(What you need to do)
Make an exact copy, from the records below, of the lines from the line containing "Generate a Python" to the line containing "fig = go.Figure()", both lines included, excluding pictures.

[begin Material]

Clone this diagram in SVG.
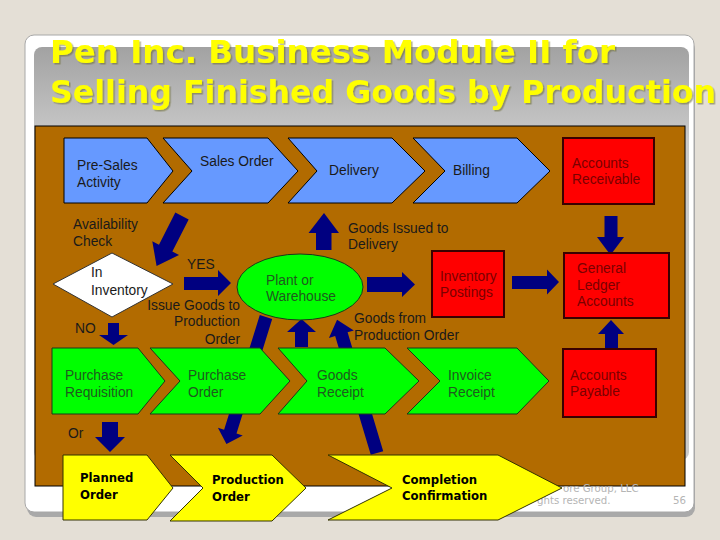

[end Material]
[begin Material]

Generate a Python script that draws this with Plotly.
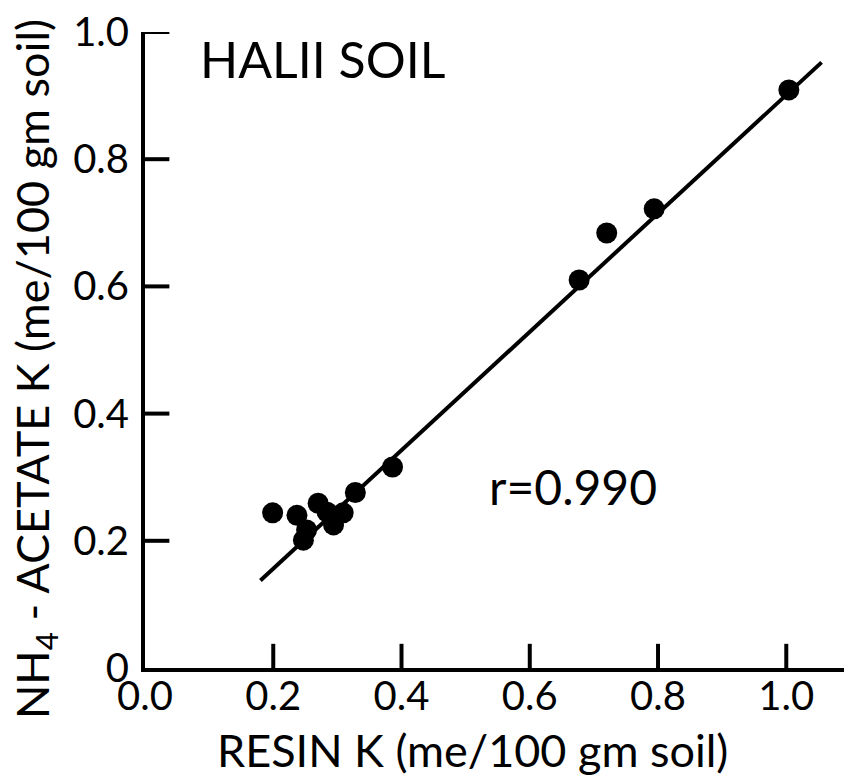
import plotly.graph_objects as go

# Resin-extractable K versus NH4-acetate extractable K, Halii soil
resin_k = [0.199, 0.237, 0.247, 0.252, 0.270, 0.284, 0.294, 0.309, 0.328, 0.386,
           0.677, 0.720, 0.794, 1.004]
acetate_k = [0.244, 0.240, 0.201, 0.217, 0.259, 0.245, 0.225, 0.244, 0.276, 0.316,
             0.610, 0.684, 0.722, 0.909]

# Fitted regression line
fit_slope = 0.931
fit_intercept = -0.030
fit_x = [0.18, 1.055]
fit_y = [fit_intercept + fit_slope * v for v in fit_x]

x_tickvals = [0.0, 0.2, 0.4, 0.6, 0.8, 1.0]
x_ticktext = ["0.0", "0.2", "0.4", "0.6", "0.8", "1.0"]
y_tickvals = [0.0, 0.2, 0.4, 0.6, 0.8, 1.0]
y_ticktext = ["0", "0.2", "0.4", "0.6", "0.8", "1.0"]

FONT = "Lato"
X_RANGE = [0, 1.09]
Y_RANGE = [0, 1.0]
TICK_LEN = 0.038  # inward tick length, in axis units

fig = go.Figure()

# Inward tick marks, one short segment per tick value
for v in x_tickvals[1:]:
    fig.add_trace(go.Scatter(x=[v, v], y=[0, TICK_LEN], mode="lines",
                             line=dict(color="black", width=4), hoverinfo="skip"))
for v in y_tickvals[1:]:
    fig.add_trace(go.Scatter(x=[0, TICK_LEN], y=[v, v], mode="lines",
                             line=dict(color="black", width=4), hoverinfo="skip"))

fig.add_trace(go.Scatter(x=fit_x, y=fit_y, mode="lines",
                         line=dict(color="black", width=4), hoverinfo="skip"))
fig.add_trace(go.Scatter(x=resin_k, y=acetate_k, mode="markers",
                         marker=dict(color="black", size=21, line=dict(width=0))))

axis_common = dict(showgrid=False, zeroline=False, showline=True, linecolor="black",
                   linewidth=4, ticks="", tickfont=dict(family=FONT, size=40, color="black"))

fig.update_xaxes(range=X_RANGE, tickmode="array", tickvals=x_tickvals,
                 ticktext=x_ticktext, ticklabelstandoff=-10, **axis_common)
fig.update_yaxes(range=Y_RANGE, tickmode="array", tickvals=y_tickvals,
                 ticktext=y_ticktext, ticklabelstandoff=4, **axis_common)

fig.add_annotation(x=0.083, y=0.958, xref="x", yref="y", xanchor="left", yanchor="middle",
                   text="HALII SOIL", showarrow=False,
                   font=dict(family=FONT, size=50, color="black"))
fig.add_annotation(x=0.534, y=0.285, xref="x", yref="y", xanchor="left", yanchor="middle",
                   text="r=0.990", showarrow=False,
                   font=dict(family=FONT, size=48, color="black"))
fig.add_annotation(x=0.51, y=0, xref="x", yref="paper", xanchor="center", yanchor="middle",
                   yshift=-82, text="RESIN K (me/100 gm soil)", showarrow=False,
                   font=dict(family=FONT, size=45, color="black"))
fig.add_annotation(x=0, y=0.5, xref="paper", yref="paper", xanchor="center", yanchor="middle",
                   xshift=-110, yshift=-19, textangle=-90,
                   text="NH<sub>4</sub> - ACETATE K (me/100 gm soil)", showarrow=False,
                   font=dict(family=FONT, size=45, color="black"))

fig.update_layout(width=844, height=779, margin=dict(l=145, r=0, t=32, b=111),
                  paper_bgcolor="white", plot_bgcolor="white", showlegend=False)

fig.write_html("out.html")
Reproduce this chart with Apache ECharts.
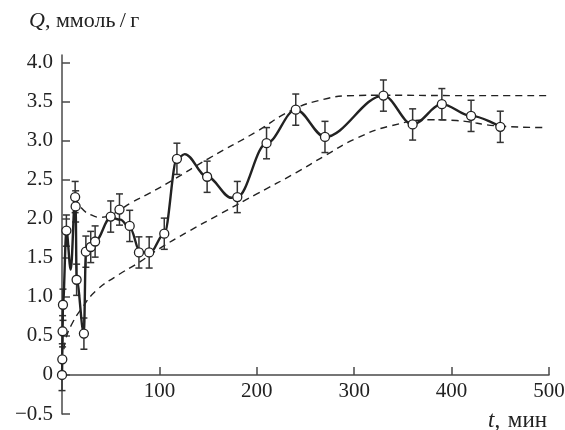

[end Material]

(Response)
Generate a Python script that draws this with Plotly.
import plotly.graph_objects as go

# Resin-extractable K versus NH4-acetate extractable K, Halii soil
resin_k = [0.199, 0.237, 0.247, 0.252, 0.270, 0.284, 0.294, 0.309, 0.328, 0.386,
           0.677, 0.720, 0.794, 1.004]
acetate_k = [0.244, 0.240, 0.201, 0.217, 0.259, 0.245, 0.225, 0.244, 0.276, 0.316,
             0.610, 0.684, 0.722, 0.909]

# Fitted regression line
fit_slope = 0.931
fit_intercept = -0.030
fit_x = [0.18, 1.055]
fit_y = [fit_intercept + fit_slope * v for v in fit_x]

x_tickvals = [0.0, 0.2, 0.4, 0.6, 0.8, 1.0]
x_ticktext = ["0.0", "0.2", "0.4", "0.6", "0.8", "1.0"]
y_tickvals = [0.0, 0.2, 0.4, 0.6, 0.8, 1.0]
y_ticktext = ["0", "0.2", "0.4", "0.6", "0.8", "1.0"]

FONT = "Lato"
X_RANGE = [0, 1.09]
Y_RANGE = [0, 1.0]
TICK_LEN = 0.038  # inward tick length, in axis units

fig = go.Figure()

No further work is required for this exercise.